На этом разговор закончился. Вновь в ход пошли крики и угрозы. Меня будут пытать, пока я не заговорю. Короче, все сначала. И все же, как это ни парадоксально, сам майор помог мне выстоять. Как-то в ходе допроса у него вырвалось любопытное признание: «Ну как я смогу объяснить, что ничего не добился от тебя, если другие делают все, что я приказываю?» Было ясно, что из-за боязни международного скандала — ведь предстоял суд, и молчать бы на нем я не стала — меня запрещено подвергать слишком явным физическим пыткам.
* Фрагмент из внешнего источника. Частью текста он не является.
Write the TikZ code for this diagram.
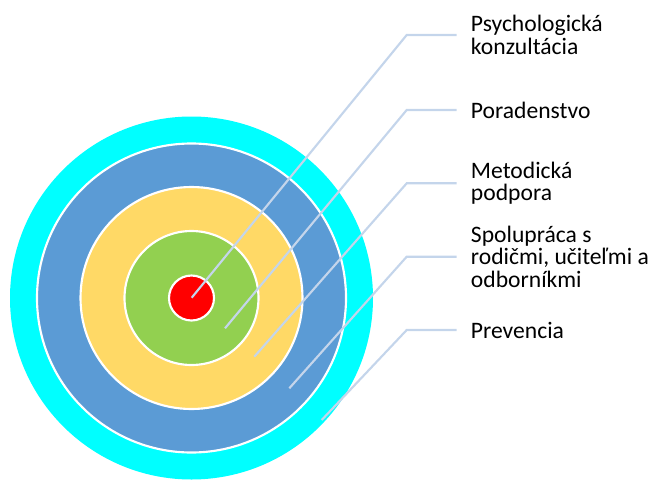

27 сентября начался судебный процесс. Исход его был предрешен заранее, хотя приговор и оказался неожиданно мягким: 16 месяцев тюрьмы в строгой изоляции. Впрочем, полностью отбыть срок заключения мне не пришлось. Сыграли свою роль протесты мировой общественности и вмешательство английского правительства (я, к счастью, имела и английский паспорт). 15 ноября меня под конвоем полицейских доставили на аэродром и, не смотря на мои протесты, втолкнули в самолет. Так я лишилась родины.

(А. Куцуру-Флеминг. Так я лишилась родины //Вокруг света. — 1972. — № 5.)